Interpreting Law: The regulation of previous consultation in Brazil
Charlotte Schumann
The research project proposes an analysis of the negotiations around the legal regulation of prior consultation as defined in the Convention 169 of the International Labor Organization (ILO) in Brazil. Although considered to be global norms, international conventions gain their regulating power on national or regional levels by being interpreted in these contexts, which never occurs as a mere application, but always implies processes of appropriation, re-discussion and interpretation of what a certain norm could or should mean in a practical situation and within the context of already existing norms (Wilson 1997).
Having already ratified the ILO Convention 169 in 2002, the Brazilian government started the process of regulation officially in January 2012 with the creation of an Interministerial Working Group that was set up in order to draft a law for “consulta prévia”, the main point regulated in the convention.

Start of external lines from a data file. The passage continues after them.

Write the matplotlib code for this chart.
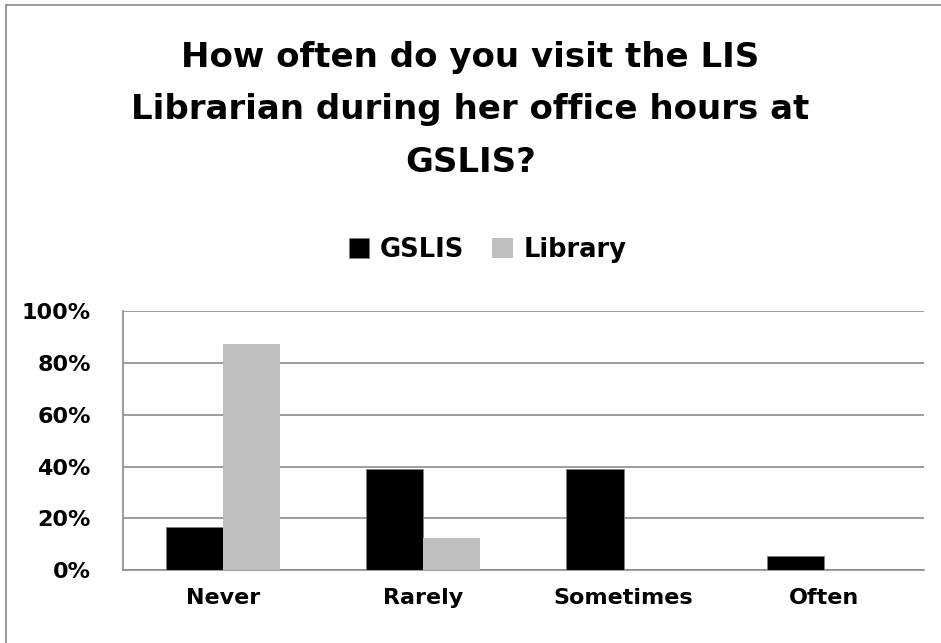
import matplotlib.pyplot as plt
import numpy as np

# Dados
categorias = ['Never', 'Rarely', 'Sometimes', 'Often']
gslis = [0.167, 0.389, 0.389, 0.056]
library = [0.875, 0.125, 0.0, 0.0]
series = ['GSLIS', 'Library']

plt.rcParams['font.family'] = ['DejaVu Sans']
plt.rcParams['font.weight'] = 'bold'

fig = plt.figure(figsize=(9.41, 6.43), dpi=100)
ax = fig.add_axes([0.1304, 0.1135, 0.8516, 0.4024])

x = np.arange(len(categorias))
w = 0.285
ax.bar(x - w / 2, gslis, w, color='black', edgecolor='#808080', linewidth=0.6, label=series[0], zorder=3)
ax.bar(x + w / 2, library, w, color='#bfbfbf', linewidth=0, label=series[1], zorder=3)

ax.set_xlim(-0.5, 3.5)
ax.set_ylim(0, 1)
ax.set_yticks(np.arange(0, 1.01, 0.2))
ax.set_yticklabels([f'{int(round(v * 100))}%' for v in np.arange(0, 1.01, 0.2)], fontsize=16, fontweight='bold')
ax.set_xticks(x)
ax.set_xticklabels(categorias, fontsize=16, fontweight='bold')
ax.tick_params(axis='both', length=0)
ax.tick_params(axis='y', pad=23)
ax.tick_params(axis='x', pad=13)
ax.yaxis.grid(True, color='#8c8c8c', linewidth=1.2, zorder=0)
for s in ['top', 'right']:
    ax.spines[s].set_visible(False)
for s in ['left', 'bottom']:
    ax.spines[s].set_color('#8c8c8c')
    ax.spines[s].set_linewidth(1.2)

fig.text(0.5, 0.829, 'How often do you visit the LIS\nLibrarian during her office hours at\nGSLIS?',
         ha='center', va='center', fontsize=24.5, fontweight='bold', linespacing=1.74)

leg = fig.legend(loc='center', bbox_to_anchor=(0.518, 0.611), ncol=2, frameon=False,
                 fontsize=18.5, handlelength=0.8, handleheight=0.8, handletextpad=0.4, columnspacing=1.1)
for t in leg.get_texts():
    t.set_fontweight('bold')

# moldura
fig.add_artist(plt.Line2D([0.006, 0.006], [0, 0.992], color='#888888', linewidth=1.2))
fig.add_artist(plt.Line2D([0.006, 1], [0.992, 0.992], color='#888888', linewidth=1.2))

plt.savefig('out.png', dpi=100)
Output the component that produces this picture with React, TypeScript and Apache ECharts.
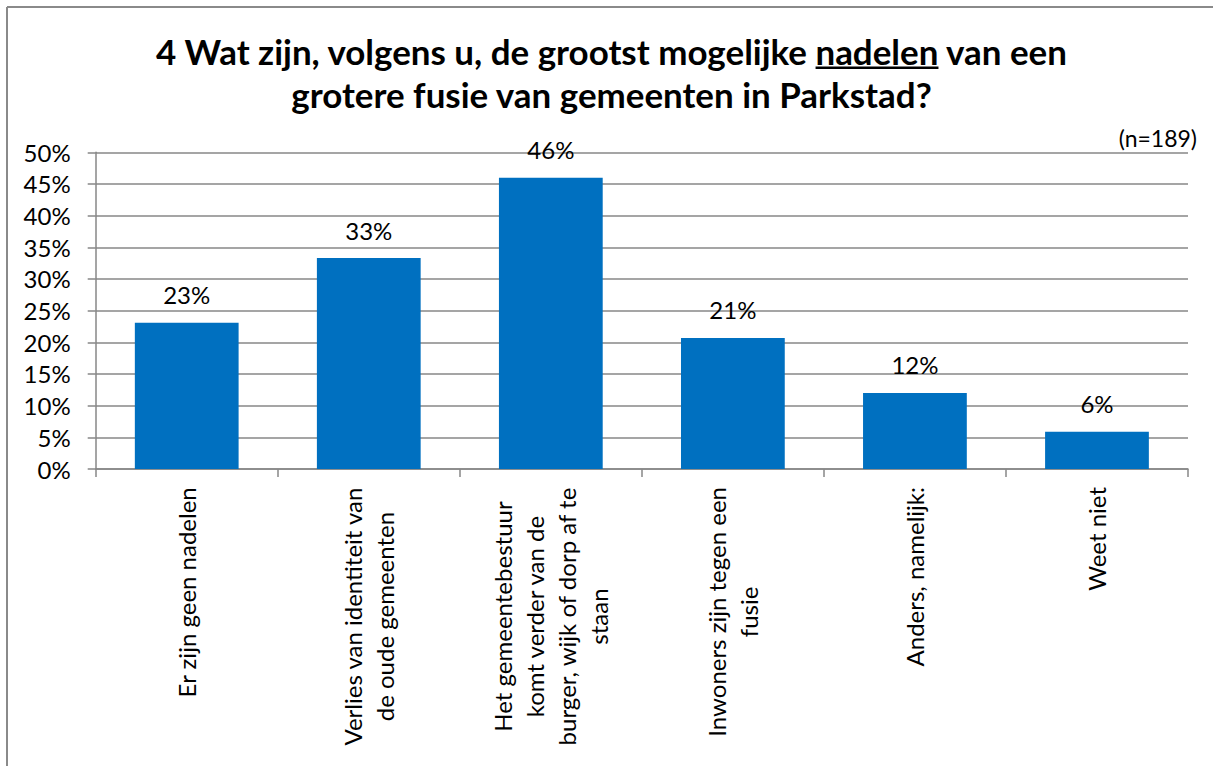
import React, { useEffect, useRef } from "react";
import * as echarts from "echarts";

const categories = [
  "Er zijn geen nadelen",
  "Verlies van identiteit van\nde oude gemeenten",
  "Het gemeentebestuur\nkomt verder van de\nburger, wijk of dorp af te\nstaan",
  "Inwoners zijn tegen een\nfusie",
  "Anders, namelijk:",
  "Weet niet",
];
const values = [23.1, 33.3, 46.0, 20.7, 12.0, 5.9];
const yMin = 0;
const yMax = 50;
const yStep = 5;
const titleBefore = "4 Wat zijn, volgens u, de grootst mogelijke ";
const titleUnderlined = "nadelen";
const titleAfter = " van een";
const titleLine2 = "grotere fusie van gemeenten in Parkstad?";
const sampleNote = "(n=189)";

const FONT = "Lato, 'Open Sans', sans-serif";
const GRAY = "#878787";

function measure(text: string, font: string): number {
  const c = document.createElement("canvas").getContext("2d");
  if (!c) return text.length * 15;
  c.font = font;
  return c.measureText(text).width;
}

export default function App() {
  const ref = useRef<HTMLDivElement>(null);
  useEffect(() => {
    if (!ref.current) return;
    const chart = echarts.init(ref.current, undefined, { renderer: "svg" });

    const line1 = titleBefore + titleUnderlined + titleAfter;
    const baseSize = 30;
    const w0 = measure(line1, `bold ${baseSize}px Lato`);
    const titleSize = Math.max(24, Math.min(36, (baseSize * 913) / w0));
    const tFont = `bold ${titleSize}px Lato`;
    const totalW = measure(line1, tFont);
    const beforeW = measure(titleBefore, tFont);
    const wordW = measure(titleUnderlined, tFont);
    const cx = 611.5;
    const ulX = cx - totalW / 2 + beforeW;

    const labelFont = 24;

    chart.setOption({
      animation: false,
      backgroundColor: "#ffffff",
      textStyle: { fontFamily: FONT },
      grid: { left: 95.7, right: 25, top: 152.3, bottom: 297, containLabel: false },
      xAxis: {
        type: "category",
        data: categories,
        axisLine: { show: true, lineStyle: { color: GRAY, width: 1.5 } },
        axisTick: { show: true, length: 8, interval: 0, lineStyle: { color: GRAY, width: 1.5 } },
        axisLabel: {
          interval: 0,
          rotate: 90,
          margin: 18,
          formatter: (v: string) =>
            v
              .split("\n")
              .map((l) => `{c|${l}}`)
              .join("\n"),
          rich: {
            c: {
              align: "center",
              fontSize: labelFont,
              lineHeight: 32,
              fontFamily: FONT,
              color: "#000",
            },
          },
        },
      },
      yAxis: {
        type: "value",
        min: yMin,
        max: yMax,
        interval: yStep,
        axisLine: { show: true, lineStyle: { color: GRAY, width: 1.5 } },
        axisTick: { show: true, length: 8, lineStyle: { color: GRAY, width: 1.5 } },
        axisLabel: {
          margin: 25,
          formatter: "{value}%",
          fontSize: labelFont,
          fontFamily: FONT,
          color: "#000",
        },
        splitLine: { show: true, lineStyle: { color: GRAY, width: 1.5 } },
      },
      series: [
        {
          type: "bar",
          data: values,
          barCategoryGap: "43%",
          itemStyle: { color: "#0070C0" },
          label: {
            show: true,
            position: "top",
            distance: 16,
            formatter: (p: any) => `${Math.round(p.value)}%`,
            fontSize: labelFont,
            fontFamily: FONT,
            color: "#000",
          },
        },
      ],
      graphic: [
        {
          type: "line",
          shape: { x1: 7, y1: 7, x2: 1213, y2: 7 },
          style: { stroke: "#8a8a8a", lineWidth: 2 },
        },
        {
          type: "line",
          shape: { x1: 7, y1: 7, x2: 7, y2: 766 },
          style: { stroke: "#8a8a8a", lineWidth: 2 },
        },
        {
          type: "text",
          x: cx,
          y: 51,
          style: {
            text: line1,
            font: tFont,
            fontFamily: "Lato",
            fontWeight: "bold",
            fontSize: titleSize,
            fill: "#000",
            align: "center",
            verticalAlign: "middle",
          },
        },
        {
          type: "text",
          x: cx,
          y: 94,
          style: {
            text: titleLine2,
            font: tFont,
            fontFamily: "Lato",
            fontWeight: "bold",
            fontSize: titleSize,
            fill: "#000",
            align: "center",
            verticalAlign: "middle",
          },
        },
        {
          type: "rect",
          shape: { x: ulX, y: 66.5, width: wordW, height: 2.5 },
          style: { fill: "#000" },
        },
        {
          type: "text",
          x: 1197,
          y: 138,
          style: {
            text: sampleNote,
            fontFamily: FONT,
            fontSize: 23,
            fill: "#000",
            align: "right",
            verticalAlign: "middle",
          },
        },
      ],
    });
    return () => chart.dispose();
  }, []);
  return (
    <div
      ref={ref}
      style={{ position: "fixed", left: 0, top: 0, width: 1213, height: 766, background: "#fff" }}
    />
  );
}
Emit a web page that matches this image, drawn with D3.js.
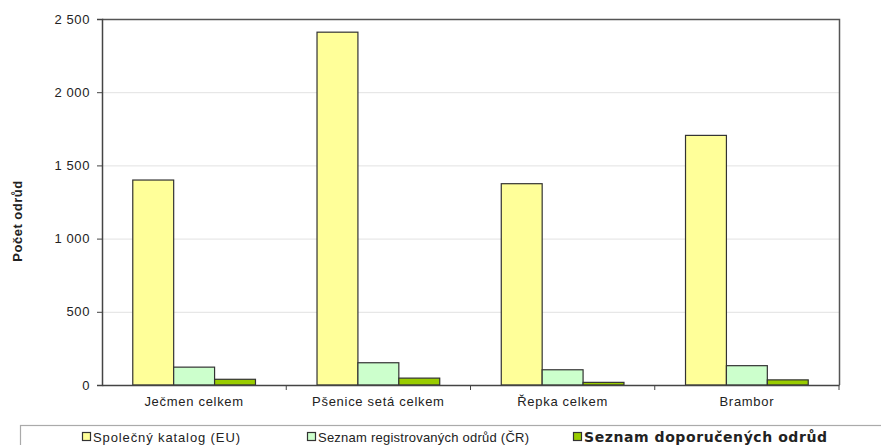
<!DOCTYPE html>
<html>
<head>
<meta charset="utf-8">
<script src="https://cdn.jsdelivr.net/npm/d3@7"></script>
<style>
  body { margin: 0; background: #fff; }
  text { font-family: "Liberation Sans", Arial, sans-serif; fill: #222; }
</style>
</head>
<body>
<div class="chart"></div>
<script>
var categories = ["Ječmen celkem", "Pšenice setá celkem", "Řepka celkem", "Brambor"];
var seriesNames = ["Společný katalog (EU)", "Seznam registrovaných odrůd (ČR)", "Seznam doporučených odrůd"];
var euValues = [1400, 2410, 1375, 1705];
var crValues = [122, 152, 104, 132];
var recValues = [39, 47, 18, 35];
var yTicks = [0, 500, 1000, 1500, 2000, 2500];
var colors = ["#ffff99", "#ccffcc", "#99cc00"];

var w = 881, h = 445;
var plotL = 102, plotR = 839, plotT = 19, plotB = 385;

var svg = d3.select(".chart").append("svg")
    .attr("width", w).attr("height", h);

var x0 = d3.scaleBand().domain(categories).range([plotL, plotR]).padding(0);
var x1 = d3.scaleBand().domain([0, 1, 2])
    .range([x0.bandwidth() * 0.167, x0.bandwidth() * 0.833]);
var y = d3.scaleLinear().domain([0, 2500]).range([plotB, plotT]);

var fmt = function(d) { return d3.format(",")(d).replace(",", " "); };

// gridlines
svg.selectAll("line.grid").data(yTicks.slice(1, -1)).enter().append("line")
    .attr("x1", plotL).attr("x2", plotR)
    .attr("y1", function(d) { return y(d) + 0.5; })
    .attr("y2", function(d) { return y(d) + 0.5; })
    .attr("stroke", "#e2e2e2").attr("stroke-width", 1);

// plot frame top/right
svg.append("path")
    .attr("d", "M" + plotL + "," + (plotT + 0.5) + "H" + (plotR + 0.5) + "V" + plotB)
    .attr("fill", "none").attr("stroke", "#555").attr("stroke-width", 1.5);

var data = categories.map(function(c, i) {
  return { cat: c, vals: [euValues[i], crValues[i], recValues[i]] };
});

var groups = svg.selectAll("g.grp").data(data).enter().append("g")
    .attr("transform", function(d) { return "translate(" + x0(d.cat) + ",0)"; });

groups.selectAll("rect").data(function(d) { return d.vals; }).enter().append("rect")
    .attr("x", function(d, i) { return x1(i); })
    .attr("y", function(d) { return y(d); })
    .attr("width", x1.bandwidth())
    .attr("height", function(d) { return plotB - y(d); })
    .attr("fill", function(d, i) { return colors[i]; })
    .attr("stroke", "#333").attr("stroke-width", 1.2);

// y axis
var yAxis = svg.append("g").attr("transform", "translate(" + plotL + ",0)")
    .call(d3.axisLeft(y).tickValues(yTicks).tickFormat(fmt).tickSize(5).tickPadding(7));
yAxis.select(".domain").attr("stroke", "#444").attr("stroke-width", 1.5);
yAxis.selectAll(".tick line").attr("stroke", "#444");
yAxis.selectAll("text").style("font-size", "13px").style("letter-spacing", "0.6px").attr("fill", "#222");

// x axis
var xAxis = svg.append("g").attr("transform", "translate(0," + plotB + ")")
    .call(d3.axisBottom(x0).tickSize(0).tickPadding(12));
xAxis.select(".domain").attr("stroke", "#444").attr("stroke-width", 1.5);
xAxis.selectAll("text").style("font-size", "13px").style("letter-spacing", "0.7px").attr("fill", "#222");
svg.selectAll("line.sep").data(categories.slice(1).concat(["end"])).enter().append("line")
    .attr("x1", function(d, i) { return plotL + x0.bandwidth() * (i + 1); })
    .attr("x2", function(d, i) { return plotL + x0.bandwidth() * (i + 1); })
    .attr("y1", plotB).attr("y2", plotB + 5)
    .attr("stroke", "#444");

// y title
svg.append("text")
    .attr("transform", "translate(22,221) rotate(-90)")
    .attr("text-anchor", "middle")
    .style("font-size", "13px").style("font-weight", "bold").style("letter-spacing", "0.5px")
    .text("Počet odrůd");

// legend
svg.append("rect").attr("x", 20.5).attr("y", 425.5).attr("width", 880).attr("height", 40)
    .attr("fill", "#fff").attr("stroke", "#aaa").attr("stroke-width", 1.2);
var legX = [82, 307, 573];
var legLen = [147, 211, 243];
var leg = svg.selectAll("g.leg").data(seriesNames).enter().append("g")
    .attr("transform", function(d, i) { return "translate(" + legX[i] + ",432)"; });
leg.append("rect").attr("x", 0.5).attr("y", 0.5).attr("width", 8).attr("height", 8)
    .attr("fill", function(d, i) { return colors[i]; })
    .attr("stroke", "#333").attr("stroke-width", 1.2);
leg.append("text").attr("x", 11).attr("y", 9.5)
    .attr("textLength", function(d, i) { return legLen[i]; })
    .attr("lengthAdjust", "spacing")
    .style("font-family", function(d, i) { return i === 2 ? "'DejaVu Sans', sans-serif" : null; })
    .style("font-size", function(d, i) { return i === 2 ? "14px" : "13px"; })
    .style("font-weight", function(d, i) { return i === 2 ? "bold" : "normal"; })
    .text(function(d) { return d; });
</script>
</body>
</html>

Since then, the process of legally defining the form, scope, and object of consultation processes in Brazil has been manifesting in fierce conflicts and negotiations between various groups within the Brazilian government, civil society and international organizations.
This study aims at presenting field work material of 3 years of study in Brazil on the process of creating a national legislation that should define the procedures and definitions of the ILO Convention 169 within the Brazilian national context. It analyzes how access to the rights guaranteed in the Convention is created and denied as well as how by this process, important relationships and actor definitions are being renegotiated. The study aims at contributing to discussions in the field of Legal Anthropology as well as International Human Rights.